WHAT NEEDS TO BE DONE = Without the pictures, set down every line of the data exactly.

SUPPLIED DATA =
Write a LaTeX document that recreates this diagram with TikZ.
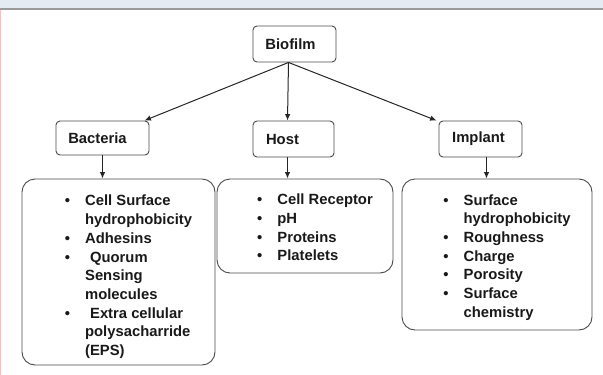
\documentclass[tikz,border=0pt]{standalone}
\usepackage{fontspec}
\setmainfont{Liberation Sans}
\usetikzlibrary{arrows.meta,positioning}
\definecolor{bandgray}{HTML}{E5EBF2}
\definecolor{rulegray}{HTML}{9A9A9A}
\definecolor{edgepink}{HTML}{F2C4C4}
\definecolor{boxline}{HTML}{4A4A4A}
% list body, set a little lower inside its box
\newcommand{\factorlist}[2]{\raisebox{-#1}[\height][\depth]{%
    \begin{tabular}{@{\hspace{20pt}}l@{\hspace{15pt}}l@{}}#2\end{tabular}}}

\begin{document}
\begin{tikzpicture}[x=1pt,y=-1pt,
    every node/.style={font=\fontsize{14.8}{18.7}\selectfont\bfseries, text=black!90},
    head/.style={draw=boxline, rectangle, rounded corners=4pt, line width=0.9pt, inner sep=0pt},
    listbox/.style={draw=boxline, rectangle, rounded corners=13pt, line width=0.9pt, inner sep=0pt, align=left},
    link/.style={-{Latex[length=6.5pt,width=5.5pt]}, line width=1pt, black!85}]

    \useasboundingbox (0,0) rectangle (603,375);
    % window frame round the figure
    \fill[bandgray] (0,0) rectangle (603,8);
    \draw[rulegray, line width=2pt] (0,9) -- (603,9);
    \draw[edgepink, line width=1.2pt] (0.6,10) -- (0.6,375);

    % Top and second level boxes
    \node[head, minimum width=83, minimum height=36] (bio) at (294.5,44) {Biofilm\hspace*{8pt}};
    \node[head, minimum width=93, minimum height=34] (bac) at (102.5,138) {Bacteria\hspace*{10pt}};
    \node[head, minimum width=81, minimum height=36] (host) at (293.5,139) {Host\hspace*{22pt}};
    \node[head, minimum width=83, minimum height=36] (imp) at (480.5,139) {Implant\hspace*{4pt}};

    % Factor lists
    \node[listbox, minimum width=193, minimum height=186] (blist) at (118.5,272) {%
        \factorlist{5pt}{%
            \textbullet & Cell Surface\\
                        & hydrophobicity\\
            \textbullet & Adhesins\\
            \textbullet & \hspace{5pt}Quorum\\
                        & Sensing\\
                        & molecules\\
            \textbullet & \hspace{5pt}Extra cellular\\
                        & polysacharride\\
                        & (EPS)}};
    \node[listbox, minimum width=176, minimum height=94] (hlist) at (305,226) {%
        \factorlist{3pt}{%
            \textbullet & Cell Receptor\\
            \textbullet & pH\\
            \textbullet & Proteins\\
            \textbullet & Platelets}};
    \node[listbox, minimum width=190, minimum height=151] (ilist) at (497,254.5) {%
        \factorlist{3pt}{%
            \textbullet & Surface\\
                        & hydrophobicity\\
            \textbullet & Roughness\\
            \textbullet & Charge\\
            \textbullet & Porosity\\
            \textbullet & Surface\\
                        & chemistry}};

    % Arrows
    \draw[link] ([xshift=-6pt]bio.south) -- ([xshift=-5pt]bac.north east);
    \draw[link] ([xshift=-6pt]bio.south) -- ([xshift=-6pt]host.north);
    \draw[link] ([xshift=-6pt]bio.south) -- ([xshift=-2pt]imp.north west);
    \draw[link] (bac.south) -- (bac.south |- blist.north);
    \draw[link] ([xshift=-6pt]host.south) -- ([xshift=-6pt]host.south |- hlist.north);
    \draw[link] ([xshift=6pt]imp.south) -- ([xshift=6pt]imp.south |- ilist.north);
\end{tikzpicture}
\end{document}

ANSWER TO THE PROBLEM =
Write a LaTeX document that recreates this diagram with TikZ.
\documentclass[tikz,border=0pt]{standalone}
\usepackage{fontspec}
\setmainfont{Liberation Sans}
\usetikzlibrary{arrows.meta,positioning}
\definecolor{bandgray}{HTML}{E5EBF2}
\definecolor{rulegray}{HTML}{9A9A9A}
\definecolor{edgepink}{HTML}{F2C4C4}
\definecolor{boxline}{HTML}{4A4A4A}
% list body, set a little lower inside its box
\newcommand{\factorlist}[2]{\raisebox{-#1}[\height][\depth]{%
    \begin{tabular}{@{\hspace{20pt}}l@{\hspace{15pt}}l@{}}#2\end{tabular}}}

\begin{document}
\begin{tikzpicture}[x=1pt,y=-1pt,
    every node/.style={font=\fontsize{14.8}{18.7}\selectfont\bfseries, text=black!90},
    head/.style={draw=boxline, rectangle, rounded corners=4pt, line width=0.9pt, inner sep=0pt},
    listbox/.style={draw=boxline, rectangle, rounded corners=13pt, line width=0.9pt, inner sep=0pt, align=left},
    link/.style={-{Latex[length=6.5pt,width=5.5pt]}, line width=1pt, black!85}]

    \useasboundingbox (0,0) rectangle (603,375);
    % window frame round the figure
    \fill[bandgray] (0,0) rectangle (603,8);
    \draw[rulegray, line width=2pt] (0,9) -- (603,9);
    \draw[edgepink, line width=1.2pt] (0.6,10) -- (0.6,375);

    % Top and second level boxes
    \node[head, minimum width=83, minimum height=36] (bio) at (294.5,44) {Biofilm\hspace*{8pt}};
    \node[head, minimum width=93, minimum height=34] (bac) at (102.5,138) {Bacteria\hspace*{10pt}};
    \node[head, minimum width=81, minimum height=36] (host) at (293.5,139) {Host\hspace*{22pt}};
    \node[head, minimum width=83, minimum height=36] (imp) at (480.5,139) {Implant\hspace*{4pt}};

    % Factor lists
    \node[listbox, minimum width=193, minimum height=186] (blist) at (118.5,272) {%
        \factorlist{5pt}{%
            \textbullet & Cell Surface\\
                        & hydrophobicity\\
            \textbullet & Adhesins\\
            \textbullet & \hspace{5pt}Quorum\\
                        & Sensing\\
                        & molecules\\
            \textbullet & \hspace{5pt}Extra cellular\\
                        & polysacharride\\
                        & (EPS)}};
    \node[listbox, minimum width=176, minimum height=94] (hlist) at (305,226) {%
        \factorlist{3pt}{%
            \textbullet & Cell Receptor\\
            \textbullet & pH\\
            \textbullet & Proteins\\
            \textbullet & Platelets}};
    \node[listbox, minimum width=190, minimum height=151] (ilist) at (497,254.5) {%
        \factorlist{3pt}{%
            \textbullet & Surface\\
                        & hydrophobicity\\
            \textbullet & Roughness\\
            \textbullet & Charge\\
            \textbullet & Porosity\\
            \textbullet & Surface\\
                        & chemistry}};

    % Arrows
    \draw[link] ([xshift=-6pt]bio.south) -- ([xshift=-5pt]bac.north east);
    \draw[link] ([xshift=-6pt]bio.south) -- ([xshift=-6pt]host.north);
    \draw[link] ([xshift=-6pt]bio.south) -- ([xshift=-2pt]imp.north west);
    \draw[link] (bac.south) -- (bac.south |- blist.north);
    \draw[link] ([xshift=-6pt]host.south) -- ([xshift=-6pt]host.south |- hlist.north);
    \draw[link] ([xshift=6pt]imp.south) -- ([xshift=6pt]imp.south |- ilist.north);
\end{tikzpicture}
\end{document}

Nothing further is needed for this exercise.